2. Le changement de combinatoire de la micro syntaxe à la macro syntaxe
La compréhension des logiques qui président au choix d'une autre combinatoire syntagmatique lors de la reformulation est plus complexe. Une observation importante est mise en lumière : le changement de combinatoire se produit beaucoup plus souvent par abandon d'une construction micro-syntaxique pour une construction macro-syntaxique que l'inverse. Ce constat surprenant interroge sur les fonctionnalités respectives des deux types de combinatoire. Plusieurs raisons contribuent probablement à expliquer cette tendance. Les constructions macro-syntaxiques offrent souvent davantage d'indications sur la contribution informationnelle de leurs constituants, permettant un ajustement plus précis à l'état du savoir partagé et à la mémoire discursive. Ce changement vers la macro-syntaxe apparait donc comme un mécanisme d'ajustement et de clarification.
3. Impact des constructions macro syntaxiques sur la gestion de l information
Les constructions macro-syntaxiques, comparées aux constructions micro-syntaxiques, sont généralement plus spécifiées sémantiquement et pragmatiquement. Elles permettent une stratification plus fine de l'information, une gestion plus précise des présuppositions, et un meilleur ajustement au contexte informationnel. La reformulation en période macro-syntaxique améliore souvent l'ajustement à la mémoire discursive. Par exemple, dans le cas des questions fermées, la macro-syntaxe, par le phénomène de dislocation, permet de délimiter le champ des réponses attendues. L'utilisation de constructions macro-syntaxiques apparait ainsi comme une ressource permettant une accommodation continuelle de la formulation aux aléas environnementaux et aux difficultés internes de la mise en discours. Les constructions disloquées, en particulier les dislocations à gauche, peuvent aussi servir de technique de prise de parole.
4. Autres facteurs Gestion de la référence repérages énonciatifs etc.

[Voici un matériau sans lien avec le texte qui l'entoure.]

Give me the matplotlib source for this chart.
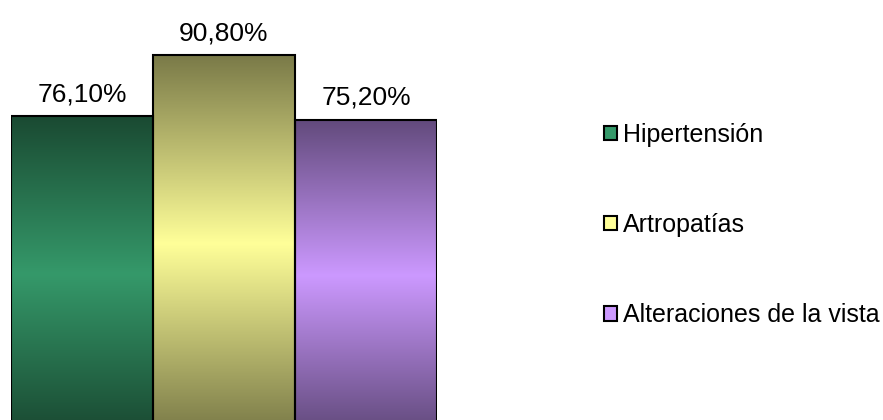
import matplotlib.pyplot as plt
import numpy as np
from matplotlib.colors import LinearSegmentedColormap
from matplotlib.patches import Patch

plt.rcParams['font.family'] = ['Liberation Sans', 'DejaVu Sans']

categories = ["Hipertensión", "Artropatías", "Alteraciones de la vista"]
values = [76.1, 90.8, 75.2]
light_colors = ["#35996a", "#ffff99", "#cc99ff"]
dark_colors = ["#1a4a32", "#7a7a48", "#624a7c"]

fig = plt.figure(figsize=(8.83, 4.2), dpi=100)
ax = fig.add_axes([11 / 883, -12 / 420, 426 / 883, 432 / 420])
ax.set_xlim(-0.5, len(categories) - 0.5)
ax.set_ylim(0, 104.1)
ax.axis("off")

x = np.arange(len(categories))
bars = ax.bar(x, values, width=1.0, color="none", edgecolor="black",
              linewidth=1.5, zorder=3)

# vertical gradient: dark at both ends, light in the middle
grad = np.linspace(0, 1, 256).reshape(-1, 1)
for bar, light, dark in zip(bars, light_colors, dark_colors):
    cmap = LinearSegmentedColormap.from_list("g", [dark, light, dark])
    x0, y0 = bar.get_x(), bar.get_y()
    w, h = bar.get_width(), bar.get_height()
    im = ax.imshow(grad, cmap=cmap, aspect="auto", origin="lower",
                   extent=(x0, x0 + w, y0, y0 + h), zorder=2,
                   interpolation="bicubic")
    im.set_clip_path(bar)

for xi, v in zip(x, values):
    ax.text(xi, v + 2.4, f"{v:.2f}%".replace(".", ","), ha="center",
            va="bottom", fontsize=19, color="black")

handles = [Patch(facecolor=c, edgecolor="black", linewidth=1.5)
           for c in light_colors]
fig.legend(handles, categories, loc="center left",
           bbox_to_anchor=(604 / 883, 1 - 225 / 420), frameon=False,
           fontsize=18, handlelength=0.5, handleheight=0.5,
           handletextpad=0.25, labelspacing=2.65, borderpad=0,
           borderaxespad=0)

fig.savefig("out.png", dpi=100)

Les opérations référentielles, l'évaluation de l'état des connaissances du partenaire, et le niveau de coopération dans la formulation des expressions référentielles peuvent engendrer des difficultés et conduire à des changements de combinatoire. Des énonciations complémentaires sont produites pour 'réparer' l'information partagée. L'introduction de la parole d'autrui, notamment sous forme de discours direct, complique la gestion des repérages énonciatifs et peut également entraîner des changements de combinatoire. L'étude aborde des exemples où des incidents conversationnels ou la perception rétrospective de problèmes référentiels ou d'incompréhension potentielle amènent à des reformulations impliquant un changement de combinatoire. L'adaptation constante à la mémoire discursive et aux interactions est centrale.
IV.Abandon de construction et supplétisme micro macro syntaxique
L'abandon d'une construction est souvent motivé par des difficultés de traitement cognitif, mais aussi par un souci de coopération avec l'allocutaire. Le supplétisme entre micro-syntaxe et macro-syntaxe apparaît comme une ressource adaptative permettant de gérer les aléas de la conversation et les contraintes de la mise en discours. L’étude conclut sur la complexité des processus de formulation et reformulation en parole spontanée, soulignant l'interdépendance des facteurs linguistiques, cognitifs et interactionnels.